Yes, I definitely agree we should host these through a separate repo (maybe something like h3datasets?). It was more that I was wondering if in that repo we host the raw data, or if it should point to some other storage location. The geodatasets package uses the latter strategy. If we were using the former strategy, I was curious if we thought we might run into github file and repo size limits (the repo we point to here comes in at 17GB). Maybe we can start with the in-repo approach and pivot to external hosting if necessary. If we do end up needing external storage, any ideas on what services we might use?

Isaac Brodsky · Answer 3 · Mon May 20 2024 01:10:53 GMT+0800 (China Standard Time)

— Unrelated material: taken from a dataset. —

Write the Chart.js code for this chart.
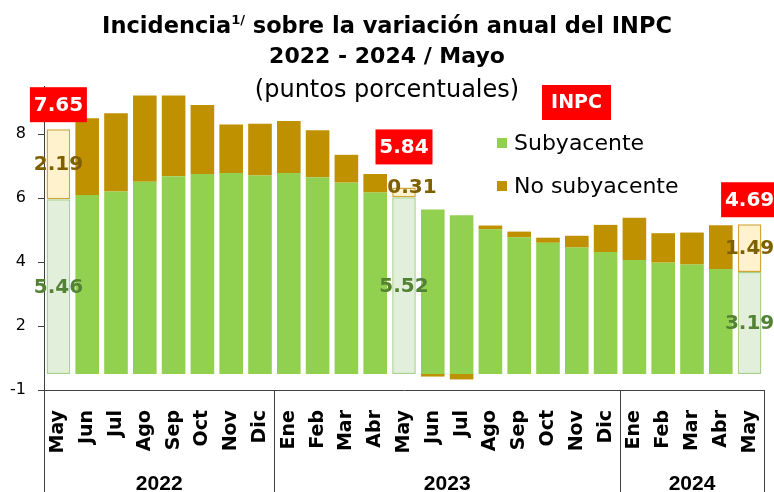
<!DOCTYPE html>
<html><head><meta charset="utf-8">
<script src="https://cdn.jsdelivr.net/npm/chart.js@4"></script>
<style>html,body{margin:0;padding:0;background:#fff;}canvas{display:block;}</style>
</head><body>
<canvas id="c" width="774" height="492"></canvas>
<script>
// ---- data ----
const months = ['May','Jun','Jul','Ago','Sep','Oct','Nov','Dic','Ene','Feb','Mar','Abr','May','Jun','Jul','Ago','Sep','Oct','Nov','Dic','Ene','Feb','Mar','Abr','May'];
const years = ['2022','2022','2022','2022','2022','2022','2022','2022','2023','2023','2023','2023','2023','2023','2023','2023','2023','2023','2023','2023','2024','2024','2024','2024','2024'];
const subyacente = [5.46,5.59,5.70,6.01,6.18,6.25,6.28,6.20,6.28,6.15,5.98,5.67,5.52,5.14,4.96,4.52,4.27,4.10,3.95,3.81,3.56,3.48,3.42,3.28,3.19];
const noSubyacente = [2.19,2.40,2.45,2.69,2.52,2.16,1.52,1.62,1.63,1.47,0.87,0.58,0.31,-0.08,-0.17,0.12,0.18,0.16,0.37,0.85,1.32,0.92,1.00,1.37,1.49];
const inpc = [7.65,7.99,8.15,8.70,8.70,8.41,7.80,7.82,7.91,7.62,6.85,6.25,5.84,5.06,4.79,4.64,4.45,4.26,4.32,4.66,4.88,4.40,4.42,4.65,4.69];
const yTickValues = [-0.5,1.5,3.5,5.5,7.5];
const yTickLabels = ['-1','2','4','6','8'];
const seriesNames = ['Subyacente','No subyacente'];
const titleMain = 'Incidencia';
const titleSup = '1/';
const titleRest = ' sobre la variación anual del INPC';
const title2 = '2022 - 2024 / Mayo';
const title3 = '(puntos porcentuales)';
const inpcTag = 'INPC';

// ---- styles ----
const F = '"DejaVu Sans", sans-serif';
const AXIS = '#404040';
const GREEN = '#92D050', GREEN_L = '#E2EFDA', GREEN_B = '#A9D18E';
const GOLD = '#BF9000', GOLD_L = '#FFF2CC', GOLD_B = '#CFA737';
const RED = '#FF0000';
const isHi = m => m === 'May';

const overlay = {
  id: 'overlay',
  afterDraw(chart) {
    const ctx = chart.ctx, xs = chart.scales.x, ca = chart.chartArea;
    const m0 = chart.getDatasetMeta(0), m1 = chart.getDatasetMeta(1);
    ctx.save();
    // year separators
    const half = (xs.getPixelForValue(1) - xs.getPixelForValue(0)) / 2;
    const bounds = [ca.left];
    for (let i = 1; i < years.length; i++) if (years[i] !== years[i-1]) bounds.push(xs.getPixelForValue(i) - half);
    bounds.push(ca.right);
    ctx.strokeStyle = AXIS; ctx.lineWidth = 1;
    bounds.forEach(x => {
      const px = Math.round(x - 0.5) + 0.5;
      ctx.beginPath(); ctx.moveTo(px, ca.bottom); ctx.lineTo(px, chart.height); ctx.stroke();
    });
    // year labels
    ctx.fillStyle = '#000'; ctx.textAlign = 'center'; ctx.textBaseline = 'alphabetic';
    ctx.font = 'bold 21px "Liberation Sans", Arial, sans-serif';
    const uniq = [...new Set(years)];
    uniq.forEach((y, k) => ctx.fillText(y, (bounds[k] + bounds[k+1]) / 2, 490));

    // highlighted bars: inner labels + red boxes
    months.forEach((m, i) => {
      if (!isHi(m)) return;
      const g = m0.data[i], o = m1.data[i];
      ctx.font = 'bold 20px ' + F; ctx.textAlign = 'center'; ctx.textBaseline = 'middle';
      ctx.fillStyle = '#548235';
      ctx.fillText(subyacente[i].toFixed(2), g.x, (g.y + g.base) / 2 + 1);
      ctx.fillStyle = '#7F6000';
      const segH = Math.abs(o.base - o.y);
      ctx.fillText(noSubyacente[i].toFixed(2), o.x + (segH < 20 ? 8 : 0), (o.y + o.base) / 2 + (segH < 20 ? -5 : 1));
      const top = Math.min(g.y, o.y);
      const bw = 57, bh = 35, lift = 7 + (segH < 20 ? 16 : 0);
      const by = top - lift - bh;
      ctx.fillStyle = RED; ctx.fillRect(g.x - bw/2, by, bw, bh);
      ctx.fillStyle = '#fff';
      ctx.fillText(inpc[i].toFixed(2), g.x, by + bh/2 + 1);
    });

    // INPC tag
    ctx.fillStyle = RED; ctx.fillRect(542, 85, 69, 35);
    ctx.fillStyle = '#fff'; ctx.font = 'bold 19px ' + F; ctx.textAlign = 'center'; ctx.textBaseline = 'middle';
    ctx.fillText(inpcTag, 576.5, 103);

    // legend
    const legCols = [GREEN, GOLD];
    ctx.font = '22px ' + F; ctx.textAlign = 'left'; ctx.textBaseline = 'middle';
    seriesNames.forEach((s, k) => {
      const cy = 143 + k * 43;
      ctx.fillStyle = legCols[k]; ctx.fillRect(497, cy - 5, 10, 10);
      ctx.fillStyle = '#000'; ctx.fillText(s, 514, cy + 1);
    });

    // title
    ctx.fillStyle = '#000'; ctx.textBaseline = 'alphabetic';
    const cx = 387;
    ctx.font = 'bold 22.5px ' + F;
    const wm = ctx.measureText(titleMain).width, wr = ctx.measureText(titleRest).width;
    ctx.font = 'bold 13px ' + F;
    const ws = ctx.measureText(titleSup).width;
    let x = cx - (wm + ws + wr) / 2;
    ctx.textAlign = 'left';
    ctx.font = 'bold 22.5px ' + F; ctx.fillText(titleMain, x, 33); x += wm;
    ctx.font = 'bold 13px ' + F; ctx.fillText(titleSup, x, 24); x += ws;
    ctx.font = 'bold 22.5px ' + F; ctx.fillText(titleRest, x, 33);
    ctx.textAlign = 'center';
    ctx.font = 'bold 22px ' + F;
    ctx.fillText(title2, cx, 63);
    ctx.font = '24px ' + F; ctx.fillText(title3, cx, 97);
    ctx.restore();
  }
};

new Chart(document.getElementById('c'), {
  type: 'bar',
  data: {
    labels: months,
    datasets: [
      { label: seriesNames[0], data: subyacente, stack: 's',
        backgroundColor: months.map(m => isHi(m) ? GREEN_L : GREEN),
        borderColor: months.map(m => isHi(m) ? GREEN_B : GREEN),
        borderWidth: months.map(m => isHi(m) ? 1.5 : 0),
        borderSkipped: false, barPercentage: 0.82, categoryPercentage: 1 },
      { label: seriesNames[1], data: noSubyacente, stack: 's',
        backgroundColor: months.map(m => isHi(m) ? GOLD_L : GOLD),
        borderColor: months.map(m => isHi(m) ? GOLD_B : GOLD),
        borderWidth: months.map(m => isHi(m) ? 1.5 : 0),
        borderSkipped: false, barPercentage: 0.82, categoryPercentage: 1 }
    ]
  },
  options: {
    responsive: false, animation: false, devicePixelRatio: 1,
    layout: { padding: { top: 86, right: 10, left: 0, bottom: 0 } },
    plugins: { legend: { display: false }, title: { display: false }, tooltip: { enabled: false } },
    scales: {
      x: {
        stacked: true,
        grid: { display: false },
        border: { display: true, color: AXIS, width: 1 },
        ticks: { autoSkip: false, maxRotation: 90, minRotation: 90, padding: 12, color: '#000',
                 font: { family: F, size: 19, weight: 'bold' } },
        afterFit(s) { s.height = 102; s.paddingLeft = 0; s.paddingRight = 0; }
      },
      y: {
        stacked: true, min: -0.5, max: 9,
        afterBuildTicks(s) { s.ticks = yTickValues.map(v => ({ value: v })); },
        ticks: { autoSkip: false, padding: 12, color: '#000', font: { family: F, size: 16 },
                 callback: (v, i) => yTickLabels[i] },
        grid: { drawOnChartArea: false, drawTicks: true, tickLength: 6, color: AXIS },
        border: { display: true, color: AXIS, width: 1 },
        afterFit(s) { s.width = 44; s.paddingTop = 0; s.paddingBottom = 0; }
      }
    }
  },
  plugins: [overlay]
});
</script>
</body></html>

Yes, I definitely agree we should host these through a separate repo (maybe something like h3datasets?). It was more that I was wondering if in that repo we host the raw data, or if it should point to some other storage location. The geodatasets package uses the latter strategy. If we were using the former strategy, I was curious if we thought we might run into github file and repo size limits (the repo we point to here comes in at 17GB). Maybe we can start with the in-repo approach and pivot to external hosting if necessary. If we do end up needing external storage, any ideas on what services we might use?

Ah, I see. The two options I'd suggest are S3 and Cloudflare R2. R2 is cheaper and more modern (which incidentally can cause issues if you happen to use HTTP-only software, as it enforces SSL). In the mean time in the repo seems like an OK place to start.